Abol Fotouh cited ElBaradei’s treatment after he went abroad. “He left to a place of silence. And despite his exit and his silence, a lawsuit was brought against him accusing him of major betrayal,” he said. “I have differences with him, but we shouldn’t morally assassinate him.”
Abol Fotouh told Reuters the army crackdown would further radicalise Islamists. “If we say they’re (the Brotherhood) a million, they each have five sympathisers, are you going to cleanse five million citizens to get rid of the movement?” he said. “We don’t want to leave religious fascism that could have controlled Egypt except to fall into military fascism.”

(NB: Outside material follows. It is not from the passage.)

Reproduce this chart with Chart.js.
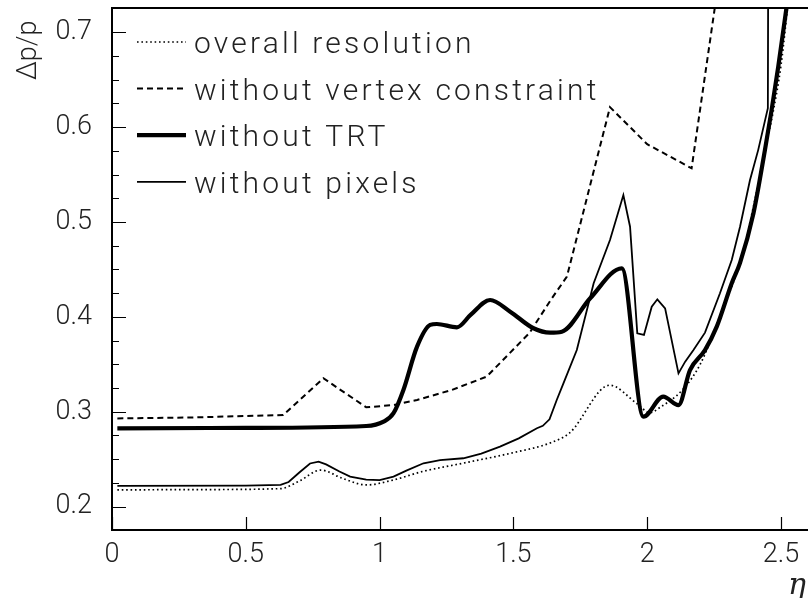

Some nationalists accuse the Brotherhood of seeking to build a caliphate across Muslim states. “The Brotherhood’s goal is an Islamic empire, anywhere. That ideology poses a big risk to the national security of any nation and that is the case in Egypt,” an army colonel told Reuters.
But Ahmed Maher, a leader of the April 6 movement that played a prominent role in the anti-Mubarak uprising, warned of extreme views on Egypt’s streets.
“People just hate each other. They say ‘let them die’. That never used to be the case before. That really scares me,” he said. “The only thing that will bring these people together is for them to realise the magnitude of the catastrophe.”
Since Mursi’s overthrow, near daily protests and clashes have taken place between Islamist supporters and security forces. Islamist militants, who the army believes are in cahoots with the Brotherhood, have also targeted police and security forces in the strategic Sinai Peninsula that borders Israel and the Palestinian Gaza strip.
That leaves little room for moderate figures to manoeuvre.
“We’re in a very difficult position. I’m not a hero. I’m a normal person. It’s too much for me to bear to always be accused of being a traitor and an agent. That’s what stops us going down that road,” said Dawoud.
Intensifying militant attacks on the security forces make it harder to call for army restraint, said Dawoud. “The more violence that takes place, the weaker the moderate voices become. I’ll shut up whether I like it or not.”